Growing up, Costello was exposed to the two pillars of modern music – Frank Sinatra and The Beatles. Sinatra, who Linda Ronstadt once credited with birthing modern pop music along with Billie Holiday, and The Beatles, who, as we all know, changed the game forever in the 1960s by bringing something fresh and innovative to the pulsating world of rock ‘n’ roll. But as Costello’s parents exposed him to the first artists who connected him with music, he soon began to search for something else entirely.
A fierce lover of complete and utter honesty when it comes to sociopolitical contexts and how they coalesce with matters of the heart, it was only a matter of time before Costello fell head over heels in love with Mitchell, not only as someone who all but reinvented the parameters of the singer-songwriter boom but lead the way with art during an immense period of transformation when most musicians were merely scrambling to keep up.

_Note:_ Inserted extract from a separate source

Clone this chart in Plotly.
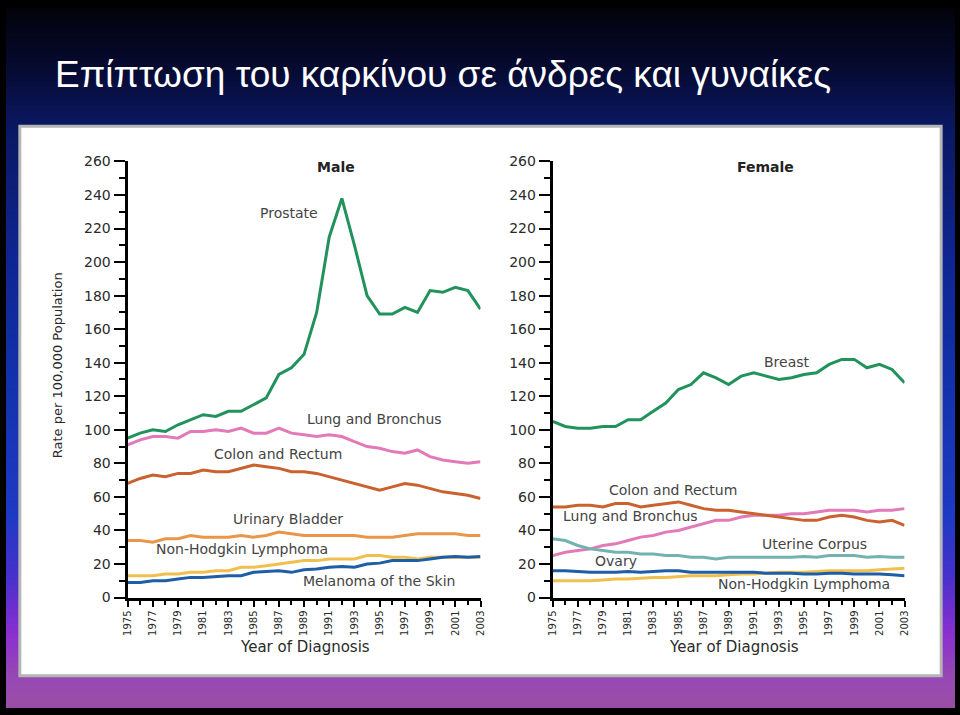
import plotly.graph_objects as go

W, H = 960, 715

years = list(range(1975, 2004))

# ---- Male series ----
male_prostate = [95, 98, 100, 99, 103, 106, 109, 108, 111, 111, 115, 119, 133, 137, 145, 170, 215, 238, 210, 180,
                 169, 169, 173, 170, 183, 182, 185, 183, 172]
male_lung = [91, 94, 96, 96, 95, 99, 99, 100, 99, 101, 98, 98, 101, 98, 97, 96, 97, 96, 93, 90,
             89, 87, 86, 88, 84, 82, 81, 80, 81]
male_colon = [68, 71, 73, 72, 74, 74, 76, 75, 75, 77, 79, 78, 77, 75, 75, 74, 72, 70, 68, 66,
              64, 66, 68, 67, 65, 63, 62, 61, 59]
male_bladder = [34, 34, 33, 35, 35, 37, 36, 36, 36, 37, 36, 37, 39, 38, 37, 37, 37, 37, 37, 36,
                36, 36, 37, 38, 38, 38, 38, 37, 37]
male_nhl = [13, 13, 13, 14, 14, 15, 15, 16, 16, 18, 18, 19, 20, 21, 22, 22, 23, 23, 23, 25,
            25, 24, 24, 23, 24, 24, 24, 24, 24]
male_melanoma = [9, 9, 10, 10, 11, 12, 12, 12.5, 13, 13, 15, 15.5, 16, 15, 16.5, 17, 18, 18.5, 18, 20,
                 20.5, 22, 22, 22, 23, 24, 24.5, 24, 24.5]

# ---- Female series ----
female_breast = [105, 102, 101, 101, 102, 102, 106, 106, 111, 116, 124, 127, 134, 131, 127, 132, 134, 132, 130, 131,
                 133, 134, 139, 142, 142, 137, 139, 136, 128]
female_colon = [54, 54, 55, 55, 54, 56, 56, 54, 55, 56, 57, 55, 53, 52, 52, 51, 50, 49, 48, 47,
                46, 46, 48, 49, 48, 46, 45, 46, 43]
female_lung = [25, 27, 28, 29, 31, 32, 34, 36, 37, 39, 40, 42, 44, 46, 46, 48, 49, 49, 49, 50,
               50, 51, 52, 52, 52, 51, 52, 52, 53]
female_uterine = [35, 34, 31, 29, 28, 27, 27, 26, 26, 25, 25, 24, 24, 23, 24, 24, 24, 24, 24, 24,
                  24.5, 24, 25, 25, 25, 24, 24.5, 24, 24]
female_ovary = [16, 16, 15.5, 15, 15, 15, 15.5, 15, 15.5, 16, 16, 15, 15, 15, 15, 15, 15, 14.5, 14.5, 14.5,
                14, 14, 14.5, 14.5, 14, 14, 14, 13.5, 13]
female_nhl = [10, 10, 10, 10, 10.5, 11, 11, 11.5, 12, 12, 12.5, 13, 13, 13, 13.5, 14, 14, 14.5, 15, 15,
              15, 15.5, 16, 16, 16, 16, 16.5, 17, 17.5]

y_ticks = list(range(0, 261, 20))
x_ticks = list(range(1975, 2004, 2))

GREEN = "#21925c"
PINK = "#e27ab8"
DKORANGE = "#c9622e"
ORANGE = "#e8974a"
YELLOW = "#efc04e"
BLUE = "#1d5ea6"
TEAL = "#72b3b2"


def px(x):
    return x / W


def py(y):
    return 1 - y / H


fig = go.Figure()

male = [(male_prostate, GREEN), (male_lung, PINK), (male_colon, DKORANGE), (male_bladder, ORANGE),
        (male_nhl, YELLOW), (male_melanoma, BLUE)]
female = [(female_breast, GREEN), (female_lung, PINK), (female_colon, DKORANGE), (female_uterine, TEAL),
          (female_nhl, YELLOW), (female_ovary, BLUE)]

for vals, col in male:
    fig.add_trace(go.Scatter(x=years, y=vals, mode="lines", line=dict(color=col, width=3),
                             xaxis="x", yaxis="y", showlegend=False, hoverinfo="skip"))
for vals, col in female:
    fig.add_trace(go.Scatter(x=years, y=vals, mode="lines", line=dict(color=col, width=3),
                             xaxis="x2", yaxis="y2", showlegend=False, hoverinfo="skip"))

FONT = "DejaVu Sans"
TICKCOL = "#2a2a2a"

xax = dict(range=[1975, 2003], tickvals=x_ticks, ticktext=[str(v) for v in x_ticks], tickangle=-90,
           ticks="outside", ticklen=6, tickwidth=1.5, tickcolor="black",
           minor=dict(tickvals=years, ticks="outside", ticklen=4, tickwidth=1.5, tickcolor="black"),
           showline=True, linecolor="black", linewidth=3, showgrid=False, zeroline=False,
           tickfont=dict(family=FONT, size=10, color=TICKCOL), fixedrange=True)
yax = dict(range=[0, 260], tickvals=y_ticks, ticks="outside", ticklen=11, tickwidth=1.5, tickcolor="black",
           minor=dict(dtick=10, ticks="outside", ticklen=6, tickwidth=1.5, tickcolor="black"),
           showline=True, linecolor="black", linewidth=3, showgrid=False, zeroline=False,
           tickfont=dict(family=FONT, size=14, color=TICKCOL), fixedrange=True)

ydom = [py(603), py(157)]
fig.update_layout(
    width=W, height=H, autosize=False,
    margin=dict(l=0, r=0, t=0, b=0),
    paper_bgcolor="#000000", plot_bgcolor="rgba(0,0,0,0)",
    xaxis=dict(xax, domain=[px(123), px(480)], anchor="y"),
    yaxis=dict(yax, domain=ydom, anchor="x"),
    xaxis2=dict(xax, domain=[px(553), px(909)], anchor="y2"),
    yaxis2=dict(yax, domain=ydom, anchor="x2"),
)

# ---- background gradient bands ----
stops = [(0, (2, 2, 10)), (60, (6, 10, 48)), (120, (10, 24, 96)), (250, (14, 37, 144)),
         (400, (20, 51, 176)), (520, (30, 58, 196)), (580, (70, 48, 204)), (640, (138, 47, 208)),
         (680, (149, 72, 181)), (715, (154, 78, 166))]


def color_at(y):
    for (y0, c0), (y1, c1) in zip(stops[:-1], stops[1:]):
        if y0 <= y <= y1:
            t = (y - y0) / (y1 - y0) if y1 > y0 else 0
            return "rgb(%d,%d,%d)" % tuple(round(a + (b - a) * t) for a, b in zip(c0, c1))
    return "rgb(154,78,166)"


shapes = []
step = 5
for y0 in range(0, H, step):
    shapes.append(dict(type="rect", xref="paper", yref="paper", x0=0, x1=1, y0=py(y0 + step + 1), y1=py(y0),
                       fillcolor=color_at(y0 + step / 2), line=dict(width=0), layer="below"))
# white frame
shapes.append(dict(type="rect", xref="paper", yref="paper", x0=px(14), x1=px(946), y0=py(683), y1=py(121),
                   fillcolor="white", line=dict(color="#b5b5b5", width=3), layer="below"))
fig.update_layout(shapes=shapes)

LAB = "#444444"
ann = []


def add(text, x, y, size=14, color=LAB, bold=False, angle=0, family=FONT, xanchor="center"):
    ann.append(dict(text=("<b>%s</b>" % text) if bold else text, x=px(x), y=py(y), xref="paper", yref="paper",
                    showarrow=False, font=dict(family=family, size=size, color=color), textangle=angle,
                    xanchor=xanchor, yanchor="middle"))


add("Επίπτωση του καρκίνου σε άνδρες και γυναίκες", 48, 68, size=37, color="white",
    family="Liberation Sans", xanchor="left")
add("Male", 334, 163, size=14, color="#222222", bold=True)
add("Female", 768, 163, size=14, color="#222222", bold=True)
add("Rate per 100,000 Population", 52, 365, size=13, color=TICKCOL, angle=-90)
add("Year of Diagnosis", 302, 654, size=15, color=TICKCOL)
add("Year of Diagnosis", 736, 654, size=15, color=TICKCOL)

add("Prostate", 286, 210)
add("Lung and Bronchus", 373, 420)
add("Colon and Rectum", 275, 456)
add("Urinary Bladder", 285, 523)
add("Non-Hodgkin Lymphoma", 239, 553)
add("Melanoma of the Skin", 377, 586)

add("Breast", 790, 362)
add("Colon and Rectum", 675, 493)
add("Lung and Bronchus", 632, 520)
add("Uterine Corpus", 818, 548)
add("Ovary", 617, 566)
add("Non-Hodgkin Lymphoma", 807, 589)

fig.update_layout(annotations=ann)

fig.write_html("out.html")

Blue, for most musicians, was the ultimate reflection of a society in turmoil versus a heart struggling to make sense of its own tragedy, both in relation to complicated relationships and the breakdown of the community around them. As Mitchell once said, “At that period of my life, I had no personal defences. I felt like a cellophane wrapper on a pack of cigarettes. I felt like I had absolutely no secrets from the world and I couldn’t pretend in my life to be strong. Or to be happy. But the advantage of it in the music was that there were no defences there either.”
However, it was the record that came a few years later, Court and Spark, that really gave Costello something meaningful to hold onto. While he’d fallen for the songwriter much earlier after his father gave him his first Mitchell record, Court and Spark introduced Costello to a more nuanced and intricate style of songwriting that looked to put words to more complex emotions and experiences; an upgrade from the earlier lamentation throughout Blue.
“My father gave me my first Joni Mitchell record, and I followed everything she did after that,” he told Pitchfork. “Court and Spark is very different because it’s the first time she really gathered jazz musicians. And the songs and scenarios are very different to the traveling songs of Blue or the self-exile songs of For the Roses; Court and Spark is describing a much more sophisticated lifestyle.”
He continued, “It’s a problem that people with success sometimes have: Their first record speaks of a life that everybody shares, then they’re clearly talking about specific people and locations. But even though she was really singing about quite a rarefied society here—I would guess kind of a Hollywood life in songs like ‘Same Situation’—she could make it accessible. No one is remotely operating on her level.”
It’s high praise coming from someone like Costello, but it’s also entirely warranted considering just how much Mitchell shaped not only the way he approached his own storytelling technique but also how he factored real-life thoughts and ideas into art. For instance, it takes a lot to be as defenceless as Mitchell and still transform it into world-class art, but with her guiding the way, he ventured into the same space, laying his mind and soul bare where it counted the most.